Provide only the number of lines in the listing that contain the string "document".

— Start Supplied data —

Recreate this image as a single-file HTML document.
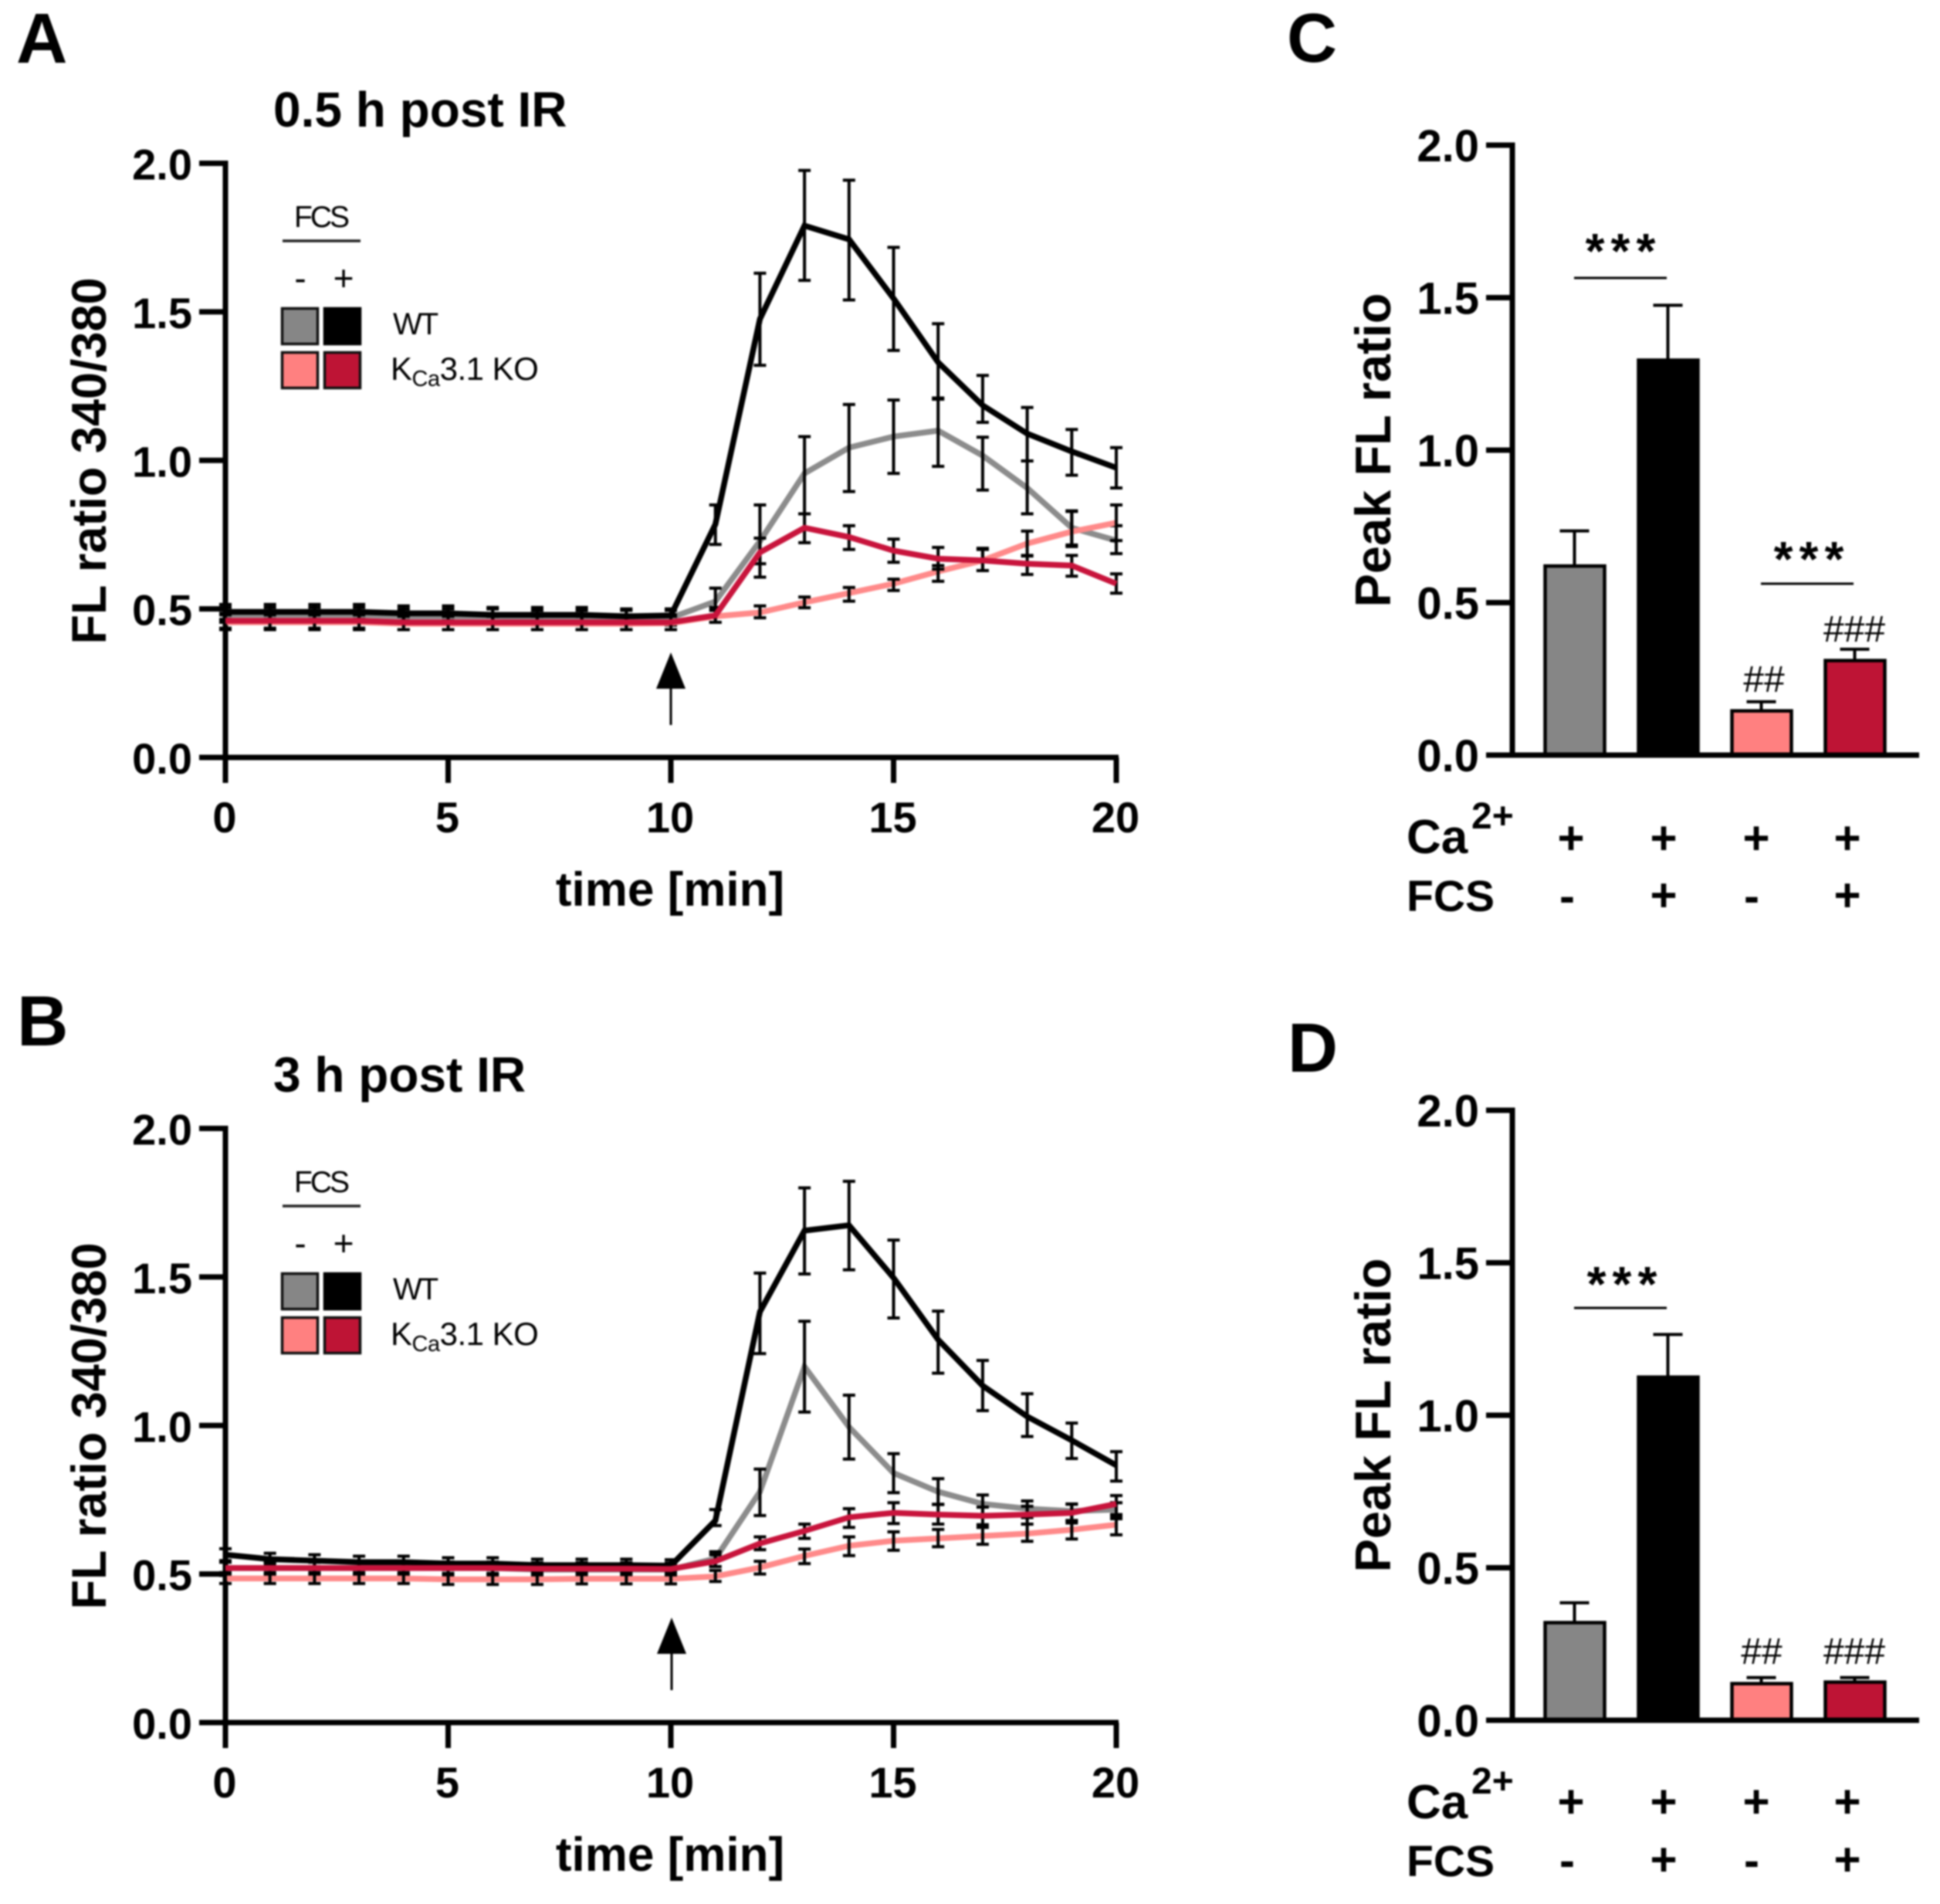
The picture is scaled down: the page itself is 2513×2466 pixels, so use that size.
<!DOCTYPE html>
<html lang="en">
<head>
<meta charset="utf-8">
<title>FL ratio and peak FL ratio panels</title>
<style>
html,body{margin:0;padding:0;background:#fff;}
#figure{display:block;filter:blur(1px);}
text{font-family:"Liberation Sans",Arial,sans-serif;fill:#000;}
.b{font-weight:bold;}
</style>
</head>
<body>
<svg id="figure" xmlns="http://www.w3.org/2000/svg" width="2513" height="2466" viewBox="0 0 2513 2466">
<rect x="0" y="0" width="2513" height="2466" fill="#fff"/>

<text class="b" x="21" y="81" font-size="92">A</text>
<text class="b" x="22" y="1354" font-size="92">B</text>
<text class="b" x="1667" y="80" font-size="90">C</text>
<text class="b" x="1668" y="1388" font-size="90">D</text>

<g id="panelA">
  <text class="b" x="354" y="164" font-size="64">0.5 h post IR</text>
  <text class="b" x="137" y="597" font-size="63" text-anchor="middle" transform="rotate(-90 137 597)">FL ratio 340/380</text>
  <text class="b" x="868" y="1173" font-size="62" text-anchor="middle">time [min]</text>
  <g>
    <text x="381" y="294" font-size="39" letter-spacing="-3">FCS</text>
    <line x1="366" y1="312" x2="467" y2="312" stroke="#222" stroke-width="3.5"/>
    <text x="389" y="376" font-size="46" text-anchor="middle">-</text>
    <text x="445" y="376" font-size="46" text-anchor="middle">+</text>
    <rect x="365.500" y="399.500" width="46" height="46" fill="#868686" stroke="#111" stroke-width="3.500"/>
    <rect x="420.500" y="399.500" width="46" height="46" fill="#000" stroke="#000" stroke-width="3.500"/>
    <rect x="365.500" y="456.500" width="46" height="46" fill="#ff8080" stroke="#111" stroke-width="3.500"/>
    <rect x="420.500" y="456.500" width="46" height="46" fill="#be1435" stroke="#111" stroke-width="3.500"/>
    <text x="509" y="433" font-size="40" letter-spacing="-3">WT</text>
    <text x="506" y="492" font-size="42" letter-spacing="-0.5">K<tspan font-size="29" dy="8">Ca</tspan><tspan dy="-8">3.1 KO</tspan></text>
  </g>
  <g>
    <line x1="869" y1="880" x2="869" y2="939" stroke="#000" stroke-width="3"/>
    <polygon points="869,845 850,892 888,892" fill="#000"/>
  </g>
</g>

<g id="panelB" transform="translate(0,1250)">
  <text class="b" x="354" y="164" font-size="64">3 h post IR</text>
  <text class="b" x="137" y="597" font-size="63" text-anchor="middle" transform="rotate(-90 137 597)">FL ratio 340/380</text>
  <text class="b" x="868" y="1173" font-size="62" text-anchor="middle">time [min]</text>
  <g>
    <text x="381" y="294" font-size="39" letter-spacing="-3">FCS</text>
    <line x1="366" y1="312" x2="467" y2="312" stroke="#222" stroke-width="3.5"/>
    <text x="389" y="376" font-size="46" text-anchor="middle">-</text>
    <text x="445" y="376" font-size="46" text-anchor="middle">+</text>
    <rect x="365.500" y="399.500" width="46" height="46" fill="#868686" stroke="#111" stroke-width="3.500"/>
    <rect x="420.500" y="399.500" width="46" height="46" fill="#000" stroke="#000" stroke-width="3.500"/>
    <rect x="365.500" y="456.500" width="46" height="46" fill="#ff8080" stroke="#111" stroke-width="3.500"/>
    <rect x="420.500" y="456.500" width="46" height="46" fill="#be1435" stroke="#111" stroke-width="3.500"/>
    <text x="509" y="433" font-size="40" letter-spacing="-3">WT</text>
    <text x="506" y="492" font-size="42" letter-spacing="-0.5">K<tspan font-size="29" dy="8">Ca</tspan><tspan dy="-8">3.1 KO</tspan></text>
  </g>
  <g>
    <line x1="870" y1="880" x2="870" y2="939" stroke="#000" stroke-width="3"/>
    <polygon points="870,845 851,892 889,892" fill="#000"/>
  </g>
</g>

<g id="panelC">
  <text class="b" x="1801" y="583" font-size="65" text-anchor="middle" transform="rotate(-90 1801 583)">Peak FL ratio</text>
  <text class="b" x="2103" y="347" font-size="64" letter-spacing="8" text-anchor="middle">***</text>
  <line x1="2039" y1="360" x2="2159" y2="360" stroke="#000" stroke-width="3"/>
  <text class="b" x="2347" y="746" font-size="64" letter-spacing="8" text-anchor="middle">***</text>
  <line x1="2281" y1="756" x2="2401" y2="756" stroke="#000" stroke-width="3"/>
  <text x="2285" y="896" font-size="48" text-anchor="middle">##</text>
  <text x="2402" y="831" font-size="48" text-anchor="middle">###</text>
  <text class="b" x="1822" y="1105" font-size="62">Ca</text>
  <text class="b" x="1906" y="1073" font-size="48">2+</text>
  <text class="b" x="1822" y="1180" font-size="57">FCS</text>
  <g class="b" font-size="60" text-anchor="middle">
    <text x="2035" y="1106">+</text>
    <text x="2155" y="1106">+</text>
    <text x="2275" y="1106">+</text>
    <text x="2393" y="1106">+</text>
    <text x="2030" y="1181">-</text>
    <text x="2155" y="1180">+</text>
    <text x="2269" y="1181">-</text>
    <text x="2393" y="1180">+</text>
  </g>
</g>

<g id="panelD" transform="translate(0,1250)">
  <text class="b" x="1801" y="583" font-size="65" text-anchor="middle" transform="rotate(-90 1801 583)">Peak FL ratio</text>
  <text class="b" x="2105" y="435" font-size="64" letter-spacing="8" text-anchor="middle">***</text>
  <line x1="2039" y1="444" x2="2159" y2="444" stroke="#000" stroke-width="3"/>
  <text x="2282" y="905" font-size="48" text-anchor="middle">##</text>
  <text x="2402" y="905" font-size="48" text-anchor="middle">###</text>
  <text class="b" x="1822" y="1105" font-size="62">Ca</text>
  <text class="b" x="1906" y="1073" font-size="48">2+</text>
  <text class="b" x="1822" y="1180" font-size="57">FCS</text>
  <g class="b" font-size="60" text-anchor="middle">
    <text x="2035" y="1104">+</text>
    <text x="2155" y="1104">+</text>
    <text x="2275" y="1104">+</text>
    <text x="2393" y="1104">+</text>
    <text x="2030" y="1180">-</text>
    <text x="2155" y="1179">+</text>
    <text x="2269" y="1180">-</text>
    <text x="2393" y="1179">+</text>
  </g>
</g>
</svg>

<script>
const timeMinutes = [0,1,2,3,4,5,6,7,8,9,10,11,12,13,14,15,16,17,18,19,20];
const xTickLabels = [0,5,10,15,20];
const yTickLabels = ["0.0","0.5","1.0","1.5","2.0"];
const barGroups = ["WT FCS-","WT FCS+","KO FCS-","KO FCS+"];

const aGrayMean = [.48,.48,.48,.48,.475,.475,.475,.47,.47,.47,.47,.525,.728,.956,1.043,1.08,1.10,1.016,.907,.773,.73];
const aGrayUpper = [.505,.505,.505,.505,.5,.5,.5,.495,.495,.495,.495,.57,.85,1.08,1.188,1.203,1.21,1.078,.998,.83,.78];
const aGrayLower = [.455,.455,.455,.455,.45,.45,.45,.445,.445,.445,.445,.48,.607,.82,.895,.956,.98,.90,.82,.71,.686];
const aBlackMean = [.49,.49,.49,.49,.485,.485,.48,.48,.48,.475,.478,.785,1.476,1.79,1.744,1.545,1.33,1.185,1.09,1.03,.975];
const aBlackUpper = [.515,.515,.515,.515,.51,.51,.505,.505,.505,.5,.5,.85,1.63,1.976,1.943,1.717,1.46,1.286,1.178,1.104,1.043];
const aBlackLower = [.465,.465,.465,.465,.46,.46,.455,.455,.455,.45,.455,.717,1.32,1.606,1.54,1.37,1.206,1.128,.998,.95,.907];
const aPinkMean = [.455,.455,.455,.455,.45,.45,.45,.45,.45,.45,.452,.475,.488,.522,.553,.585,.626,.663,.72,.76,.79];
const aPinkUpper = [.48,.48,.48,.48,.475,.475,.475,.475,.475,.475,.475,.495,.51,.54,.572,.60,.646,.70,.762,.828,.85];
const aPinkLower = [.43,.43,.43,.43,.43,.43,.43,.43,.43,.43,.43,.455,.47,.504,.526,.562,.593,.629,.678,.715,.73];
const aRedMean = [.46,.46,.46,.46,.455,.455,.455,.455,.455,.455,.455,.478,.69,.773,.742,.696,.669,.663,.652,.646,.585];
const aRedUpper = [.485,.485,.485,.485,.48,.48,.48,.48,.48,.48,.48,.505,.738,.82,.78,.735,.707,.704,.68,.68,.618];
const aRedLower = [.435,.435,.435,.435,.43,.43,.43,.43,.43,.43,.43,.455,.652,.723,.70,.657,.634,.629,.616,.61,.553];

const bGrayMean = [.52,.52,.52,.52,.52,.52,.52,.515,.515,.515,.515,.552,.777,1.198,.995,.84,.777,.736,.72,.712,.717];
const bGrayUpper = [.54,.54,.54,.54,.54,.54,.54,.535,.535,.535,.535,.575,.853,1.351,1.102,.905,.821,.766,.746,.736,.74];
const bGrayLower = [.495,.495,.495,.495,.495,.495,.495,.49,.49,.49,.49,.525,.697,1.045,.887,.774,.734,.70,.69,.68,.686];
const bBlackMean = [.565,.55,.545,.54,.54,.535,.535,.53,.53,.53,.528,.68,1.383,1.656,1.674,1.497,1.289,1.134,1.03,.95,.866];
const bBlackUpper = [.585,.57,.565,.56,.56,.555,.555,.55,.55,.55,.548,.717,1.513,1.80,1.822,1.624,1.385,1.219,1.107,1.008,.912];
const bBlackLower = [.545,.53,.525,.52,.52,.515,.515,.51,.51,.51,.508,.663,1.242,1.51,1.524,1.362,1.176,1.05,.963,.889,.813];
const bPinkMean = [.485,.485,.485,.485,.485,.482,.482,.482,.484,.484,.484,.492,.522,.561,.595,.612,.62,.628,.636,.649,.666];
const bPinkUpper = [.505,.505,.505,.505,.505,.502,.502,.502,.504,.504,.504,.512,.543,.584,.625,.642,.65,.657,.668,.68,.696];
const bPinkLower = [.468,.468,.468,.468,.468,.465,.465,.465,.467,.467,.467,.475,.50,.535,.562,.58,.592,.60,.61,.618,.632];
const bRedMean = [.52,.52,.52,.52,.52,.52,.52,.518,.518,.518,.517,.543,.603,.645,.691,.706,.70,.696,.70,.706,.736];
const bRedUpper = [.54,.54,.54,.54,.54,.54,.54,.538,.538,.538,.537,.565,.625,.668,.72,.74,.735,.725,.728,.735,.764];
const bRedLower = [.5,.5,.5,.5,.5,.5,.5,.498,.498,.498,.497,.525,.582,.62,.657,.67,.668,.666,.668,.672,.70];

const cBarValues = [.62,1.295,.145,.31];
const cBarErrorTops = [.735,1.475,.175,.347];
const dBarValues = [.32,1.125,.12,.125];
const dBarErrorTops = [.385,1.265,.14,.14];

const seriesColors = ["#8c8c8c","#000000","#ff8a8a","#c8143c"];
const seriesNames = ["wt-fcs-minus","wt-fcs-plus","ko-fcs-minus","ko-fcs-plus"];
const barColors = ["#868686","#000000","#ff8080","#be1435"];

const NS = "http://www.w3.org/2000/svg";

function make(tag, parent, props) {
  const el = document.createElementNS(NS, tag);
  for (const k in props) el.setAttribute(k, props[k]);
  parent.appendChild(el);
  return el;
}

function drawAxes(parent, prefix, x, y, xLabels) {
  const axisColor = "#000";
  const left = x(0);
  const bottom = y(0);
  const top = y(2);
  const right = xLabels ? x(20) : 2483;

  const yAxis = make("line", parent, {x1:left, y1:top-3.5, x2:left, y2:xLabels ? bottom+33 : bottom+3, stroke:axisColor, "stroke-width":7});
  
  

  const xAxis = make("line", parent, {x1:left-33, y1:bottom, x2:right+3, y2:bottom, stroke:axisColor, "stroke-width":7});
  
  

  yTickLabels.forEach(function (label) {
    const v = parseFloat(label);
    const tick = make("line", parent, {x1:left-34, y1:y(v), x2:left, y2:y(v), stroke:axisColor, "stroke-width":7});
    
    
    const t = make("text", parent, {x:left-43, y:y(v)+21, "font-size":xLabels ? 56 : 58, "font-weight":"bold", "text-anchor":"end"});
    t.textContent = label;
    
    
  });

  if (xLabels) {
    xLabels.forEach(function (label) {
      const tick = make("line", parent, {x1:x(label), y1:bottom, x2:x(label), y2:bottom+33, stroke:axisColor, "stroke-width":7});
      
      
      const t = make("text", parent, {x:x(label)-1, y:bottom+97, "font-size":56, "font-weight":"bold", "text-anchor":"middle"});
      t.textContent = String(label);
      
      
    });
  }
}

function drawSeries(parent, prefix, index, x, y, mean, upper, lower) {
  function bars() {
    timeMinutes.forEach(function (t, i) {
      const bar = make("path", parent, {
        d: "M" + x(t) + " " + y(upper[i]) + "V" + y(lower[i]) +
           "M" + (x(t)-8) + " " + y(upper[i]) + "h16" +
           "M" + (x(t)-8) + " " + y(lower[i]) + "h16",
        fill:"none", stroke:"#000", "stroke-width":4
      });
      
      
    });
  }
  function trace() {
    const pts = timeMinutes.map(function (t, i) { return x(t) + "," + y(mean[i]); }).join(" ");
    const line = make("polyline", parent, {points:pts, fill:"none", stroke:seriesColors[index], "stroke-width":7.5, "stroke-linejoin":"miter"});
    
    
  }
  if (index === 3) { bars(); trace(); } else { trace(); bars(); }
}

function drawLinePanel(parent, prefix, series) {
  const x = function (t) { return 292 + t * 57.7; };
  const y = function (v) { return 981 - v * 384.75; };
  drawAxes(parent, prefix, x, y, xTickLabels);
  series.forEach(function (s, i) {
    drawSeries(parent, prefix, i, x, y, s[0], s[1], s[2]);
  });
}

function drawBarPanel(parent, prefix, values, errorTops) {
  const x = function (i) { return 2039.5 + i * 121; };
  const y = function (v) { return 978 - v * 395; };
  values.forEach(function (v, i) {
    const err = make("path", parent, {
      d: "M" + x(i) + " " + y(v) + "V" + y(errorTops[i]) + "M" + (x(i)-19) + " " + y(errorTops[i]) + "h38",
      fill:"none", stroke:"#000", "stroke-width":4
    });
    
    
    const bar = make("rect", parent, {x:x(i)-38, y:y(v), width:77, height:y(0)-y(v), fill:barColors[i], stroke:"#000", "stroke-width":4.5});
    
    
    const title = make("title", bar, {});
    title.textContent = barGroups[i];
  });
  drawAxes(parent, prefix, function () { return 1959; }, y, null);
}

drawLinePanel(document.getElementById("panelA"), "panel-a", [
  [aGrayMean, aGrayUpper, aGrayLower],
  [aBlackMean, aBlackUpper, aBlackLower],
  [aPinkMean, aPinkUpper, aPinkLower],
  [aRedMean, aRedUpper, aRedLower]
]);
drawLinePanel(document.getElementById("panelB"), "panel-b", [
  [bGrayMean, bGrayUpper, bGrayLower],
  [bBlackMean, bBlackUpper, bBlackLower],
  [bPinkMean, bPinkUpper, bPinkLower],
  [bRedMean, bRedUpper, bRedLower]
]);
drawBarPanel(document.getElementById("panelC"), "panel-c", cBarValues, cBarErrorTops);
drawBarPanel(document.getElementById("panelD"), "panel-d", dBarValues, dBarErrorTops);
</script>
</body>
</html>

— End Supplied data —

Output: 6